ECLI:NL:RVS:2019:3528
Raad van State
- Voorlopige voorziening+bodemzaak
- H.G. Sevenster
- Rechtspraak.nl
Afwijzing aanvraag verblijfsvergunning asiel en verzoek voorlopige voorziening
Op 18 oktober 2019 heeft de voorzieningenrechter van de Afdeling bestuursrechtspraak van de Raad van State uitspraak gedaan in een zaak betreffende een aanvraag voor een verblijfsvergunning asiel. De staatssecretaris van Justitie en Veiligheid had op 22 juli 2019 de aanvraag van de vreemdeling afgewezen. De vreemdeling, vertegenwoordigd door mr.

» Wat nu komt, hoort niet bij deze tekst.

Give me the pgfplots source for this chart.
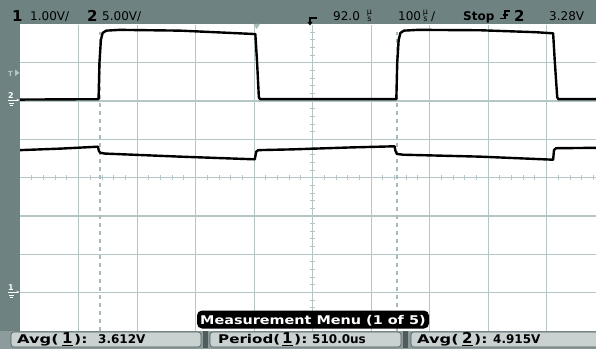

R. Akkaya, heeft tegen deze afwijzing beroep ingesteld bij de rechtbank Den Haag, die op 13 september 2019 het beroep ongegrond verklaarde. Hierop heeft de vreemdeling hoger beroep ingesteld en verzocht om een voorlopige voorziening.
De voorzieningenrechter heeft vastgesteld dat het hoger beroep zich niet richt tegen de uitspraak van de rechtbank, omdat de vreemdeling niet heeft uitgelegd waarom deze uitspraak onjuist zou zijn. Hierdoor kon de Afdeling geen inhoudelijk oordeel geven over het hoger beroep, wat leidde tot de conclusie dat het hoger beroep niet-ontvankelijk is. Het verzoek om een voorlopige voorziening werd eveneens afgewezen, en de staatssecretaris werd niet verplicht om proceskosten te vergoeden.
De uitspraak werd gedaan door mr. H.G. Sevenster, in aanwezigheid van griffier mr. G.A. van de Sluis, en werd openbaar uitgesproken op 18 oktober 2019.